## EXERCISE DETAILS
Leaving out every picture, retype the lines below from the top through the one that contains "import seaborn as sns".

## RAW DATA
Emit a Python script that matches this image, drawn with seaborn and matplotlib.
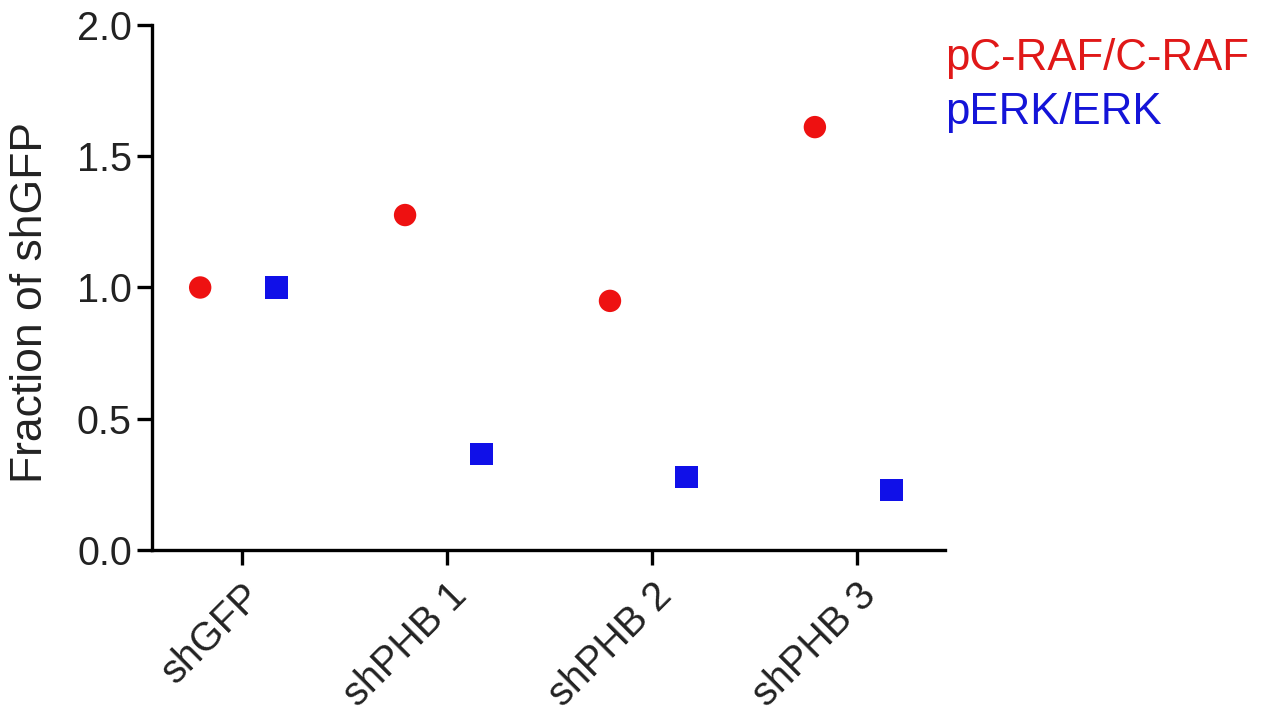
import pandas as pd
import matplotlib
matplotlib.use("Agg")
import matplotlib.pyplot as plt
import seaborn as sns

# values
groups = ["shGFP", "shPHB 1", "shPHB 2", "shPHB 3"]
craf = [1.0, 1.276, 0.949, 1.611]
erk = [1.0, 0.366, 0.278, 0.229]
series_names = ["pC-RAF/C-RAF", "pERK/ERK"]
series_colors = {"pC-RAF/C-RAF": "#EE1111", "pERK/ERK": "#1010E8"}
series_markers = {"pC-RAF/C-RAF": "o", "pERK/ERK": "s"}
offsets = {"pC-RAF/C-RAF": -0.205, "pERK/ERK": 0.168}

rows = []
for name, vals in zip(series_names, [craf, erk]):
    for i, v in enumerate(vals):
        rows.append({"pos": i + offsets[name], "value": v, "series": name})
df = pd.DataFrame(rows)

sns.set_style("ticks")
plt.rcParams["font.family"] = ["Liberation Sans", "DejaVu Sans"]

fig = plt.figure(figsize=(12.7, 7.14), dpi=100)
ax = fig.add_axes([0.1197, 0.2297, 0.6244, 0.7353])

sns.scatterplot(data=df, x="pos", y="value", hue="series", style="series",
                palette=series_colors, markers=series_markers, s=260,
                edgecolor="none", legend=False, ax=ax)

ax.set_xlim(-0.44, 3.43)
ax.set_ylim(0, 2.0)
ax.set_xticks(range(len(groups)))
ax.set_xticklabels(groups, rotation=45, ha="right", rotation_mode="anchor")
ax.set_yticks([0, 0.5, 1.0, 1.5, 2.0])
ax.set_yticklabels(["0.0", "0.5", "1.0", "1.5", "2.0"])
ax.set_xlabel("")
ax.set_ylabel("Fraction of shGFP", fontsize=32, color="#222222")
ax.yaxis.set_label_coords(-0.128, 0.472)

sns.despine(ax=ax)
for side in ["left", "bottom"]:
    ax.spines[side].set_linewidth(2.4)
    ax.spines[side].set_color("black")
ax.tick_params(axis="both", width=2.4, length=11, labelsize=28.5,
               labelcolor="#222222", color="black")
ax.tick_params(axis="x", pad=8)

fig.text(0.744, 0.918, "pC-RAF/C-RAF", color="#E01818", fontsize=31.5, va="center")
fig.text(0.744, 0.843, "pERK/ERK", color="#1414D8", fontsize=31.5, va="center")

fig.savefig("out.png", dpi=100)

## THE REPLY
Emit a Python script that matches this image, drawn with seaborn and matplotlib.
import pandas as pd
import matplotlib
matplotlib.use("Agg")
import matplotlib.pyplot as plt
import seaborn as sns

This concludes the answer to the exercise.